Now I have to find a new apartment (probably at double the rent since I do not want a roommate. There's one person I wanted to live with and he does not want to live with me.) I'm completely shattered. I thought that after 9 years or so we were past that point. Living with him has been the only place that felt like home for the past 10 years.

But what has occurred to me is that I really really need to stop hating myself. I mean, I've known this for a while (duh) and this year I've made steps towards that-deciding to go for an MBA was one. It made me feel like I was back on track to being a human-that I didn't need to be ashamed of myself. A lot of that is, at the moment not in play-given the whole dumped thing. But you get the idea, maybe.

But if I didn't hate myself, then I wouldn't put up with bad treatment. I'd say something about it. Instead of being too afraid that I'd cause an argument. On the surface this sounds like it would have ended the relationship sooner, but there's more to it than that. If I didn't hate myself I wouldn't feel so insecure and un-willing to let go and take direction or trust someone else to show me a good time. I wouldn't get so annoyed by unsolicited advice.

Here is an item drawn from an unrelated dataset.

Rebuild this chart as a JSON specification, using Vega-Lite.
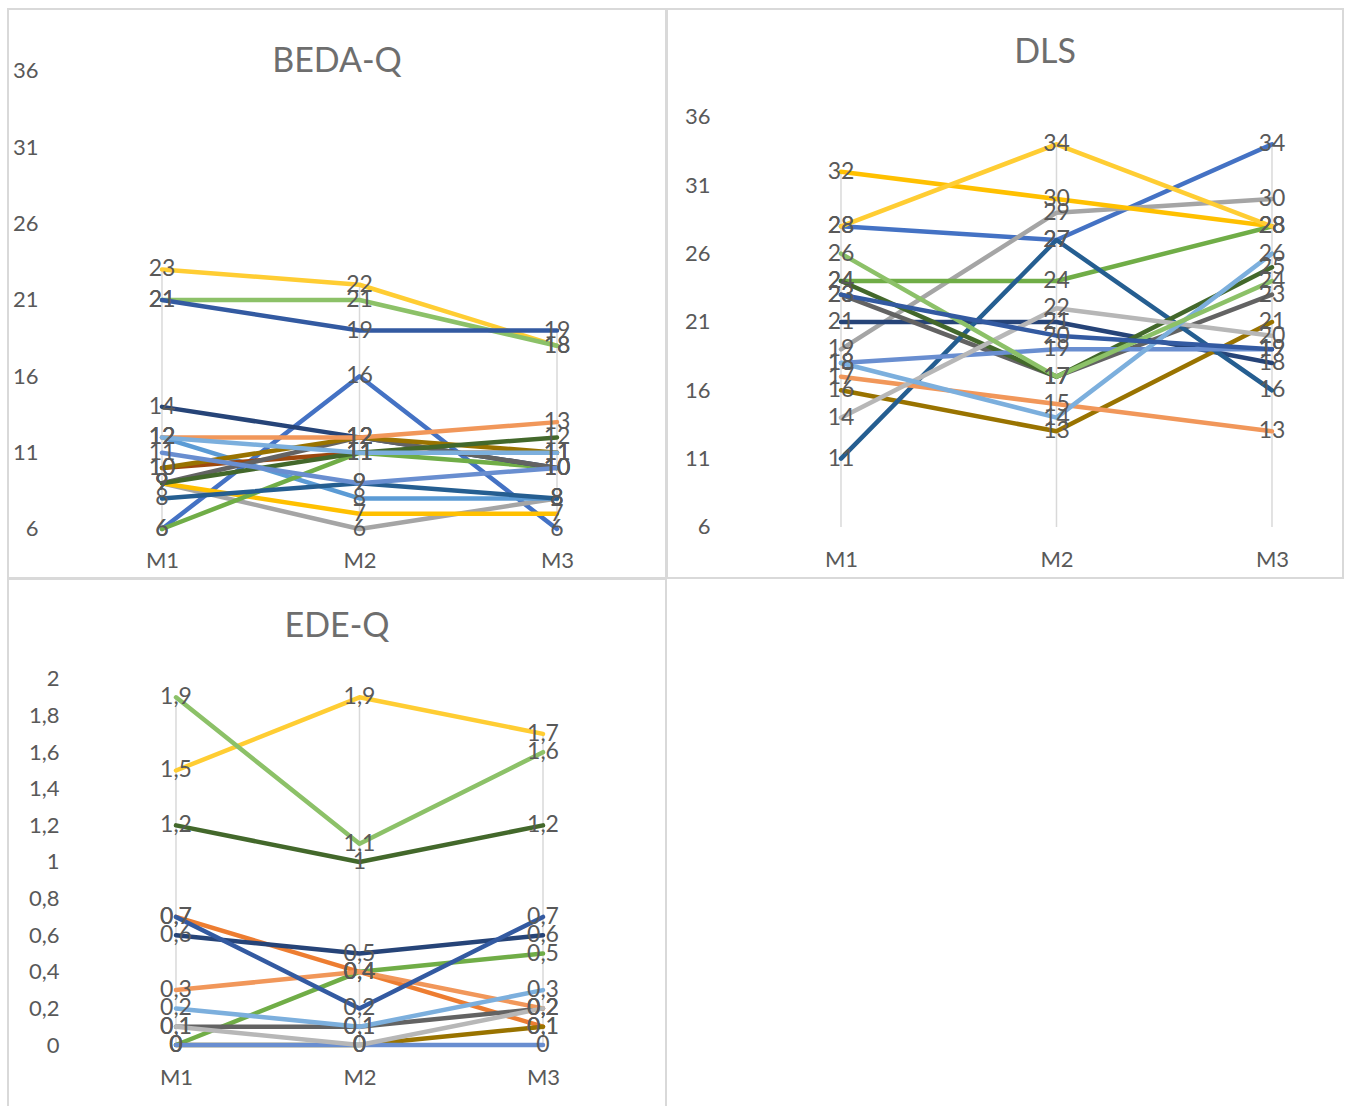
{
  "$schema": "https://vega.github.io/schema/vega-lite/v6.json",
  "padding": {"left": 7, "top": 8, "right": 0, "bottom": 0},
  "background": "white",
  "spacing": -3,
  "config": {
    "locale": {"number": {"decimal": ",", "thousands": ".", "grouping": [3], "currency": ["", " €"]}},
    "view": {"stroke": "#d9d9d9", "strokeWidth": 2},
    "font": "Lato",
    "axis": {"domain": false, "ticks": false, "grid": false, "labelColor": "#595959", "labelFontSize": 22, "labelFont": "Lato", "labelPadding": 0, "title": null},
    "title": {"color": "#6e6e6e", "fontSize": 34, "fontWeight": "normal", "font": "Lato"}
  },
  "datasets": {
    "beda": [
      {"s": "s01", "m": 1, "v": 6}, {"s": "s01", "m": 2, "v": 16}, {"s": "s01", "m": 3, "v": 6},
      {"s": "s03", "m": 1, "v": 9}, {"s": "s03", "m": 2, "v": 6}, {"s": "s03", "m": 3, "v": 8},
      {"s": "s04", "m": 1, "v": 9}, {"s": "s04", "m": 2, "v": 7}, {"s": "s04", "m": 3, "v": 7},
      {"s": "s05", "m": 1, "v": 12}, {"s": "s05", "m": 2, "v": 8}, {"s": "s05", "m": 3, "v": 8},
      {"s": "s06", "m": 1, "v": 6}, {"s": "s06", "m": 2, "v": 11}, {"s": "s06", "m": 3, "v": 10},
      {"s": "s07", "m": 1, "v": 14}, {"s": "s07", "m": 2, "v": 12}, {"s": "s07", "m": 3, "v": 10},
      {"s": "s08", "m": 1, "v": 10}, {"s": "s08", "m": 2, "v": 11}, {"s": "s08", "m": 3, "v": 11},
      {"s": "s09", "m": 1, "v": 9}, {"s": "s09", "m": 2, "v": 12}, {"s": "s09", "m": 3, "v": 10},
      {"s": "s10", "m": 1, "v": 10}, {"s": "s10", "m": 2, "v": 12}, {"s": "s10", "m": 3, "v": 11},
      {"s": "s11", "m": 1, "v": 8}, {"s": "s11", "m": 2, "v": 9}, {"s": "s11", "m": 3, "v": 8},
      {"s": "s12", "m": 1, "v": 9}, {"s": "s12", "m": 2, "v": 11}, {"s": "s12", "m": 3, "v": 12},
      {"s": "s13", "m": 1, "v": 11}, {"s": "s13", "m": 2, "v": 9}, {"s": "s13", "m": 3, "v": 10},
      {"s": "s14", "m": 1, "v": 12}, {"s": "s14", "m": 2, "v": 12}, {"s": "s14", "m": 3, "v": 13},
      {"s": "s16", "m": 1, "v": 23}, {"s": "s16", "m": 2, "v": 22}, {"s": "s16", "m": 3, "v": 18},
      {"s": "s17", "m": 1, "v": 12}, {"s": "s17", "m": 2, "v": 11}, {"s": "s17", "m": 3, "v": 11},
      {"s": "s18", "m": 1, "v": 21}, {"s": "s18", "m": 2, "v": 21}, {"s": "s18", "m": 3, "v": 18},
      {"s": "s19", "m": 1, "v": 21}, {"s": "s19", "m": 2, "v": 19}, {"s": "s19", "m": 3, "v": 19}
    ],
    "dls": [
      {"s": "s01", "m": 1, "v": 28}, {"s": "s01", "m": 2, "v": 27}, {"s": "s01", "m": 3, "v": 34},
      {"s": "s03", "m": 1, "v": 19}, {"s": "s03", "m": 2, "v": 29}, {"s": "s03", "m": 3, "v": 30},
      {"s": "s04", "m": 1, "v": 32}, {"s": "s04", "m": 2, "v": 30}, {"s": "s04", "m": 3, "v": 28},
      {"s": "s06", "m": 1, "v": 24}, {"s": "s06", "m": 2, "v": 24}, {"s": "s06", "m": 3, "v": 28},
      {"s": "s07", "m": 1, "v": 21}, {"s": "s07", "m": 2, "v": 21}, {"s": "s07", "m": 3, "v": 18},
      {"s": "s09", "m": 1, "v": 23}, {"s": "s09", "m": 2, "v": 17}, {"s": "s09", "m": 3, "v": 23},
      {"s": "s10", "m": 1, "v": 16}, {"s": "s10", "m": 2, "v": 13}, {"s": "s10", "m": 3, "v": 21},
      {"s": "s11", "m": 1, "v": 11}, {"s": "s11", "m": 2, "v": 27}, {"s": "s11", "m": 3, "v": 16},
      {"s": "s12", "m": 1, "v": 24}, {"s": "s12", "m": 2, "v": 17}, {"s": "s12", "m": 3, "v": 25},
      {"s": "s13", "m": 1, "v": 18}, {"s": "s13", "m": 2, "v": 19}, {"s": "s13", "m": 3, "v": 19},
      {"s": "s14", "m": 1, "v": 17}, {"s": "s14", "m": 2, "v": 15}, {"s": "s14", "m": 3, "v": 13},
      {"s": "s15", "m": 1, "v": 14}, {"s": "s15", "m": 2, "v": 22}, {"s": "s15", "m": 3, "v": 20},
      {"s": "s16", "m": 1, "v": 28}, {"s": "s16", "m": 2, "v": 34}, {"s": "s16", "m": 3, "v": 28},
      {"s": "s17", "m": 1, "v": 18}, {"s": "s17", "m": 2, "v": 14}, {"s": "s17", "m": 3, "v": 26},
      {"s": "s18", "m": 1, "v": 26}, {"s": "s18", "m": 2, "v": 17}, {"s": "s18", "m": 3, "v": 24},
      {"s": "s19", "m": 1, "v": 23}, {"s": "s19", "m": 2, "v": 20}, {"s": "s19", "m": 3, "v": 19}
    ],
    "ede": [
      {"s": "s02", "m": 1, "v": 0.7}, {"s": "s02", "m": 2, "v": 0.4}, {"s": "s02", "m": 3, "v": 0.1},
      {"s": "s06", "m": 1, "v": 0}, {"s": "s06", "m": 2, "v": 0.4}, {"s": "s06", "m": 3, "v": 0.5},
      {"s": "s07", "m": 1, "v": 0.6}, {"s": "s07", "m": 2, "v": 0.5}, {"s": "s07", "m": 3, "v": 0.6},
      {"s": "s09", "m": 1, "v": 0.1}, {"s": "s09", "m": 2, "v": 0.1}, {"s": "s09", "m": 3, "v": 0.2},
      {"s": "s10", "m": 1, "v": 0}, {"s": "s10", "m": 2, "v": 0}, {"s": "s10", "m": 3, "v": 0.1},
      {"s": "s12", "m": 1, "v": 1.2}, {"s": "s12", "m": 2, "v": 1}, {"s": "s12", "m": 3, "v": 1.2},
      {"s": "s13", "m": 1, "v": 0}, {"s": "s13", "m": 2, "v": 0}, {"s": "s13", "m": 3, "v": 0},
      {"s": "s14", "m": 1, "v": 0.3}, {"s": "s14", "m": 2, "v": 0.4}, {"s": "s14", "m": 3, "v": 0.2},
      {"s": "s15", "m": 1, "v": 0.1}, {"s": "s15", "m": 2, "v": 0}, {"s": "s15", "m": 3, "v": 0.2},
      {"s": "s16", "m": 1, "v": 1.5}, {"s": "s16", "m": 2, "v": 1.9}, {"s": "s16", "m": 3, "v": 1.7},
      {"s": "s17", "m": 1, "v": 0.2}, {"s": "s17", "m": 2, "v": 0.1}, {"s": "s17", "m": 3, "v": 0.3},
      {"s": "s18", "m": 1, "v": 1.9}, {"s": "s18", "m": 2, "v": 1.1}, {"s": "s18", "m": 3, "v": 1.6},
      {"s": "s19", "m": 1, "v": 0.7}, {"s": "s19", "m": 2, "v": 0.2}, {"s": "s19", "m": 3, "v": 0.7}
    ]
  },
  "vconcat": [
    {
      "spacing": -2,
      "hconcat": [
        {
          "width": 658, "height": 569,
          "title": {"text": "BEDA-Q", "offset": -87, "baseline": "middle"},
          "data": {"name": "beda"},
          "encoding": {
            "x": {"field": "m", "type": "quantitative", "scale": {"domain": [0.2203, 3.5519], "nice": false, "zero": false},
                  "axis": {"values": [1, 2, 3], "labelExpr": "'M' + datum.value", "offset": -18, "labelBaseline": "middle"}},
            "y": {"field": "v", "type": "quantitative", "scale": {"domain": [2.79, 40.061], "nice": false, "zero": false},
                  "axis": {"values": [6, 11, 16, 21, 26, 31, 36], "format": "d", "offset": -30, "labelAlign": "right", "labelBaseline": "middle"}}
          },
          "layer": [
            {"data": {"values": [{}]},
             "mark": {"type": "rect", "clip": true, "fill": {"gradient": "linear", "x1": 0, "y1": 0, "x2": 0, "y2": 1, "stops": [{"offset": 0, "color": "#fdfdfd"}, {"offset": 1, "color": "#efefef"}]}},
             "encoding": {"x": {"datum": 0.5}, "x2": {"datum": 3.5}, "y": {"datum": 6}, "y2": {"datum": 32.07}}},
            {"mark": {"type": "rule", "color": "#d9d9d9", "strokeWidth": 1.5},
             "encoding": {"y": {"aggregate": "max", "field": "v", "type": "quantitative"}, "y2": {"datum": 6}}},
            {"data": {"values": [{}]},
             "mark": {"type": "rule", "color": "#d9d9d9", "strokeWidth": 2, "clip": true},
             "encoding": {"x": {"datum": 0.5}, "x2": {"datum": 3.5}, "y": {"datum": 6}}},
            {"mark": {"type": "line", "strokeWidth": 4.5, "strokeJoin": "round", "strokeCap": "round"},
             "encoding": {"color": {"field": "s", "type": "nominal", "legend": null,
               "scale": {"domain": ["s01","s02","s03","s04","s05","s06","s07","s08","s09","s10","s11","s12","s13","s14","s15","s16","s17","s18","s19"],
                         "range": ["#4472C4","#ED7D31","#A5A5A5","#FFC000","#5B9BD5","#70AD47","#264478","#9E480E","#636363","#997300","#255E91","#43682B","#698ED0","#F1975A","#B7B7B7","#FFCD33","#7CAFDD","#8CC168","#335AA1"]}}}},
            {"mark": {"type": "text", "color": "#595959", "fontSize": 23, "align": "center", "baseline": "middle", "font": "Lato"},
             "encoding": {"text": {"field": "v", "type": "quantitative", "format": ".2~f"}}}
          ]
        },
        {
          "width": 676, "height": 569,
          "title": {"text": "DLS", "offset": -78, "baseline": "middle", "dx": 40},
          "data": {"name": "dls"},
          "encoding": {
            "x": {"field": "m", "type": "quantitative", "scale": {"domain": [0.1926, 3.3295], "nice": false, "zero": false},
                  "axis": {"values": [1, 2, 3], "labelExpr": "'M' + datum.value", "offset": -19, "labelBaseline": "middle"}},
            "y": {"field": "v", "type": "quantitative", "scale": {"domain": [2.268, 43.902], "nice": false, "zero": false},
                  "axis": {"values": [6, 11, 16, 21, 26, 31, 36], "format": "d", "offset": -43, "labelAlign": "right", "labelBaseline": "middle"}}
          },
          "layer": [
            {"data": {"values": [{}]},
             "mark": {"type": "rect", "clip": true, "fill": {"gradient": "linear", "x1": 0, "y1": 0, "x2": 0, "y2": 1, "stops": [{"offset": 0, "color": "#fdfdfd"}, {"offset": 1, "color": "#efefef"}]}},
             "encoding": {"x": {"datum": 0.5}, "x2": {"datum": 3.5}, "y": {"datum": 6}, "y2": {"datum": 32.4}}},
            {"mark": {"type": "rule", "color": "#d9d9d9", "strokeWidth": 1.5},
             "encoding": {"y": {"aggregate": "max", "field": "v", "type": "quantitative"}, "y2": {"datum": 6}}},
            {"data": {"values": [{}]},
             "mark": {"type": "rule", "color": "#d9d9d9", "strokeWidth": 2, "clip": true},
             "encoding": {"x": {"datum": 0.5}, "x2": {"datum": 3.5}, "y": {"datum": 6}}},
            {"mark": {"type": "line", "strokeWidth": 4.5, "strokeJoin": "round", "strokeCap": "round"},
             "encoding": {"color": {"field": "s", "type": "nominal", "legend": null,
               "scale": {"domain": ["s01","s02","s03","s04","s05","s06","s07","s08","s09","s10","s11","s12","s13","s14","s15","s16","s17","s18","s19"],
                         "range": ["#4472C4","#ED7D31","#A5A5A5","#FFC000","#5B9BD5","#70AD47","#264478","#9E480E","#636363","#997300","#255E91","#43682B","#698ED0","#F1975A","#B7B7B7","#FFCD33","#7CAFDD","#8CC168","#335AA1"]}}}},
            {"mark": {"type": "text", "color": "#595959", "fontSize": 23, "align": "center", "baseline": "middle", "font": "Lato"},
             "encoding": {"text": {"field": "v", "type": "quantitative", "format": ".2~f"}}}
          ]
        }
      ]
    },
    {
      "width": 658, "height": 530,
      "title": {"text": "EDE-Q", "offset": -82, "baseline": "middle"},
      "data": {"name": "ede"},
      "encoding": {
        "x": {"field": "m", "type": "quantitative", "scale": {"domain": [0.0845, 3.6703], "nice": false, "zero": false},
              "axis": {"values": [1, 2, 3], "labelExpr": "'M' + datum.value", "offset": -32, "labelBaseline": "middle"}},
        "y": {"field": "v", "type": "quantitative", "scale": {"domain": [-0.3497, 2.5464], "nice": false, "zero": false},
              "axis": {"values": [0, 0.2, 0.4, 0.6, 0.8, 1, 1.2, 1.4, 1.6, 1.8, 2], "format": ".1~f", "offset": -51, "labelAlign": "right", "labelBaseline": "middle"}}
      },
      "layer": [
        {"data": {"values": [{}]},
         "mark": {"type": "rect", "clip": true, "fill": {"gradient": "linear", "x1": 0, "y1": 0, "x2": 0, "y2": 1, "stops": [{"offset": 0, "color": "#fdfdfd"}, {"offset": 1, "color": "#efefef"}]}},
         "encoding": {"x": {"datum": 0.5}, "x2": {"datum": 3.5}, "y": {"datum": 0}, "y2": {"datum": 1.743}}},
        {"mark": {"type": "rule", "color": "#d9d9d9", "strokeWidth": 1.5},
         "encoding": {"y": {"aggregate": "max", "field": "v", "type": "quantitative"}, "y2": {"datum": 0}}},
        {"data": {"values": [{}]},
         "mark": {"type": "rule", "color": "#d9d9d9", "strokeWidth": 2, "clip": true},
         "encoding": {"x": {"datum": 0.5}, "x2": {"datum": 3.5}, "y": {"datum": 0}}},
        {"mark": {"type": "line", "strokeWidth": 4.5, "strokeJoin": "round", "strokeCap": "round"},
         "encoding": {"color": {"field": "s", "type": "nominal", "legend": null,
           "scale": {"domain": ["s01","s02","s03","s04","s05","s06","s07","s08","s09","s10","s11","s12","s13","s14","s15","s16","s17","s18","s19"],
                     "range": ["#4472C4","#ED7D31","#A5A5A5","#FFC000","#5B9BD5","#70AD47","#264478","#9E480E","#636363","#997300","#255E91","#43682B","#698ED0","#F1975A","#B7B7B7","#FFCD33","#7CAFDD","#8CC168","#335AA1"]}}}},
        {"mark": {"type": "text", "color": "#595959", "fontSize": 23, "align": "center", "baseline": "middle", "font": "Lato"},
         "encoding": {"text": {"field": "v", "type": "quantitative", "format": ".2~f"}}}
      ]
    }
  ]
}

I just got the feeling i was lucky the Boy put up with me, so I shouldn't make waves. If I didn't hate myself, I wouldn't put up with me. I'd find and fix the crack in my soul (I don't know exactly what it was but it appeared around 1999) instead of pussyfooting around it for fear it would get worse. No, this would not be fun at all. But I might come out a better human for it (I could hardly come out a worse one) and I might, one day be able to be in a romantic relationship again and this time not get dumped.